感染者数をどこまで減らせば、クラスターつぶしは機能するのか

Ver.2020050514:26

通常のSIRモデルに、以下のように「クラスター対策班」が1日当たりつぶす感染者数εとそのうち感染経路や濃厚接触者の情報が得られる割合uを考慮する。単純すぎるモデルと言われるかもしれないが、考え方の整理には役立つはずだ。

dS/dt = -Max[0, β(1-f)IS- εu]

dI/dt = Max[0, β(1-f) SI - εu]– γI

dR/dt = γI

ここで全人口N=I+S+Rである。(死亡は無視)

もともと、発症して隔離されたらそれ以上の感染は(院内感染を除けば)ないので、病院に行くか、発症した時に外出等を自粛すれば基本再生産数R0(=β(1-f)N/γ)は隔離等をしない場合と比べて違う値をとるはずだ。しかし、それは確認感染者全員が同じ事情なので、fという割合に反映されるだろう(医療崩壊が起きなければ)

 クラスター対策班が処理できる患者数は限られる。だからεuは患者数I(t)の多寡によらないだろう。

1)ε=0のとき、dI/dt<0 となる抑制率fの条件はRt=β(1-f)S/γ<1となることだ。実効再生産数Rtは上記のR0のN(全人口)をS(非感染者数)に置き換えている。

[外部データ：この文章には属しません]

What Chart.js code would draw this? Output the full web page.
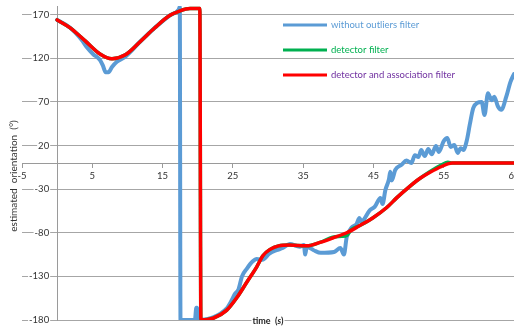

2)クラスター対策εuによって封じ込めることを考える。dI/dt<0 となるεuの条件は

I(t)<Icu/[β(1-f)S– γ]となることだ。つまり、感染者数がある閾値Ic以下でないといけない。その閾値Icは対策班の処理能力ε次第である。この条件は書き直すと

I(t)/εu<1/(Rt-1)γ となる。つまり、緊急事態でf=0.2のときの実効再生産数がたとえば0.4、γが0.046(回復まで約22日)とすると、緊急事態解除後(たとえばf=0.8とする)のI(t)/εuは36で、対策班の1日当たり処理能力の40倍程度になったら、対策班は封じ込めを続けられることになる。ただし、濃厚接触者情報などの提供割合uが低いと、その分だけ感染者数を低く抑えこむまで緊急事態は解けないことになる。緊急事態措置中の現在はRt<1だろうから、問題は緊急事態を解除した時のRtである。それを1未満にするために、対策班の効果(ε)と感染者からの感染経路等に関する報告率の向上に期待する。もちろん、この式は単純化しすぎているので、数字は怪しい。しかし、考え方は成り立つはずである。